The Effect of Moringa oleifera Leaf Extract as Antioxidant on Stabilization of Butter Oil with Modified Fatty Acid Profile

Authors
1 Department of Dairy Technology, University of Veterinary and Animal Sciences, Lahore, Pakistan.
2 Department of Food and Nutrition, University of Veterinary and Animal Sciences, Lahore, Pakistan
3 Department of Poultry Production, University of Veterinary and Animal Sciences, Lahore, Pakistan.
Abstract
Effect of methanolic leaf extract of Moringa oleifera for the stabilization of butter oil with modified fatty acid profile at ambient temperature was investigated. Twelve Sahiwal cows of first and early lactation were randomly stratified into two groups in a completely randomized design and fatty acid profile of milk fat was modified by feeding 300 grams calcium salts of fatty acids (per cow per day) to one group (G-1) and the second group was not fed on calcium salts of fatty acids (G-2).
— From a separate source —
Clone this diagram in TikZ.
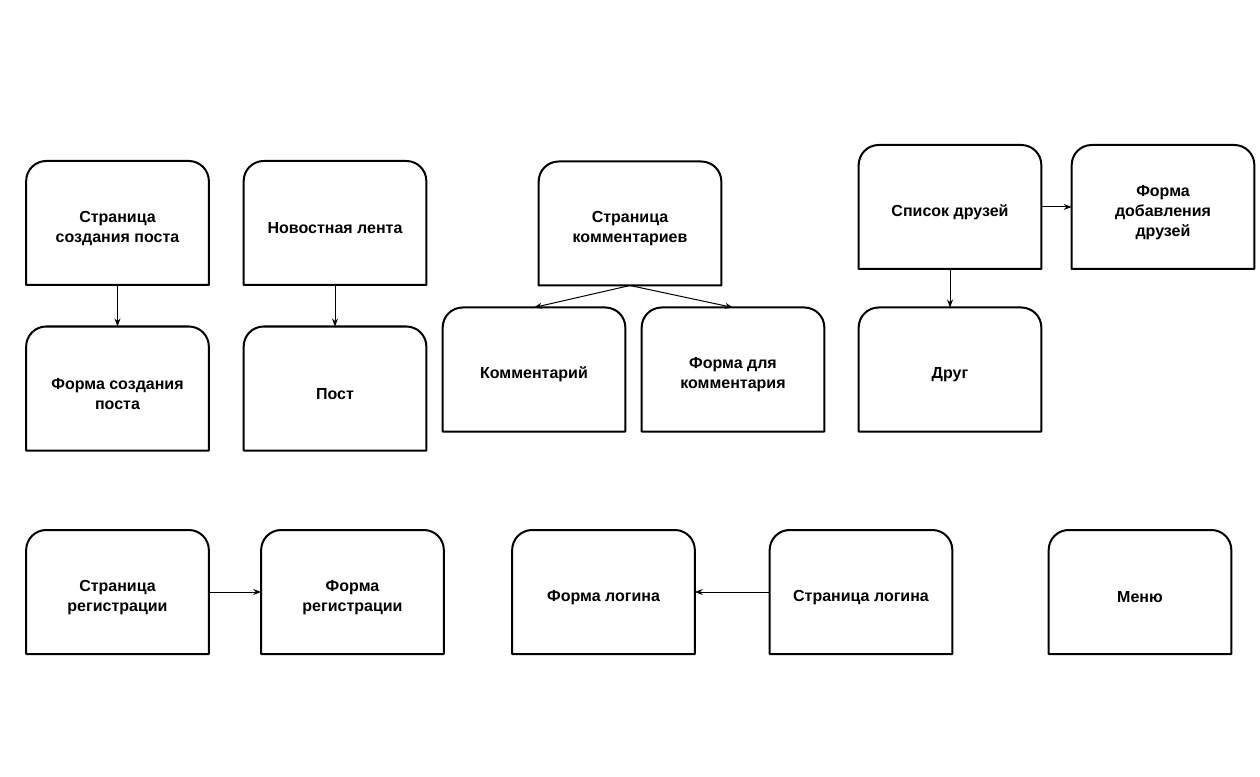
\documentclass[tikz,border=0pt]{standalone}
\usepackage{fontspec}
\setmainfont{Liberation Sans}
\usetikzlibrary{arrows.meta}
\newcommand{\bxnode}[3]{%
  \node[bx] (#1) at (#2) {};
  \node[bxtext] (#1-t) at ([yshift=-3.9pt]#1.center) {#3};
  \draw[outline] (#1.south west) -- ([yshift=-15pt]#1.north west)
    arc[start angle=180,end angle=90,radius=15pt]
    -- ([xshift=-15pt]#1.north east)
    arc[start angle=90,end angle=0,radius=15pt]
    -- (#1.south east) -- cycle;}
\begin{document}
\begin{tikzpicture}[x=0.75pt,y=-0.75pt,
  bx/.style={minimum width=137pt,minimum height=93pt,inner sep=0pt,outer sep=0pt},
  bxtext/.style={inner sep=0pt,align=center,font=\bfseries\fontsize{12}{15}\selectfont},
  outline/.style={line width=1.5pt,line join=round},
  conn/.style={line width=0.75pt,-{Stealth[length=6pt,width=4.5pt]}}]
\useasboundingbox (0,0) rectangle (1260,777);
\bxnode{scp}{117.5,223}{Страница\\создания поста}
\bxnode{nl}{335,223}{Новостная лента}
\bxnode{fcp}{117.5,388.5}{Форма создания\\поста}
\bxnode{post}{335,388.5}{Пост}
\bxnode{sk}{630,223.5}{Страница\\комментариев}
\bxnode{kom}{534,369.5}{Комментарий}
\bxnode{fk}{733,369.5}{Форма для\\комментария}
\bxnode{sd}{950,207}{Список друзей}
\bxnode{fd}{1163,207}{Форма\\добавления\\друзей}
\bxnode{drug}{950,369.5}{Друг}
\bxnode{sr}{117.5,592}{Страница\\регистрации}
\bxnode{fr}{352.5,592}{Форма\\регистрации}
\bxnode{fl}{603.5,592}{Форма логина}
\bxnode{sl}{861,592}{Страница логина}
\bxnode{menu}{1140,592}{Меню}
\draw[conn] (scp.south) -- (fcp.north);
\draw[conn] (nl.south) -- (post.north);
\draw[conn] (sk.south) -- (kom.north);
\draw[conn] (sk.south) -- (fk.north);
\draw[conn] (sd.east) -- (fd.west);
\draw[conn] (sd.south) -- (drug.north);
\draw[conn] (sr.east) -- (fr.west);
\draw[conn] (sl.west) -- (fl.east);
\end{tikzpicture}
\end{document}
Concentration of long chain fatty acids (C18:1 to C18:3) in milk of G-1 was increased from 30.33±0.174b to 35.36±0.14a% as compared to G-2. Milk fat of G-1 was turned into butter oil. Moringa oleifera leaf extract (MOLE) was incorporated into butter oil (from milk of G-1) at three different concentrations: T1= 400, T2= 600, and T3= 800 ppm. All these treatments were compared with a control, without any addition of MOLE. Peroxide value of T2 in Schaal oven test (after 90 days of storage) was 5.35±0.29b as compared to control 16.64±0.42a (meq /kg). p-anisidine value and induction time (after 90 days of storage at ambient temperature) of T2 and control were 12.45±0.63b, 28.67±1.36a (meq kg-1) and 10.84±0.28a and 3.95±0.14b hours, respectively. It was concluded that Moringa oleifera leaf extract at 600 ppm concentration may be used for the enhancement of oxidative stability of butter oil with modified fatty acid profile at ambient temperature.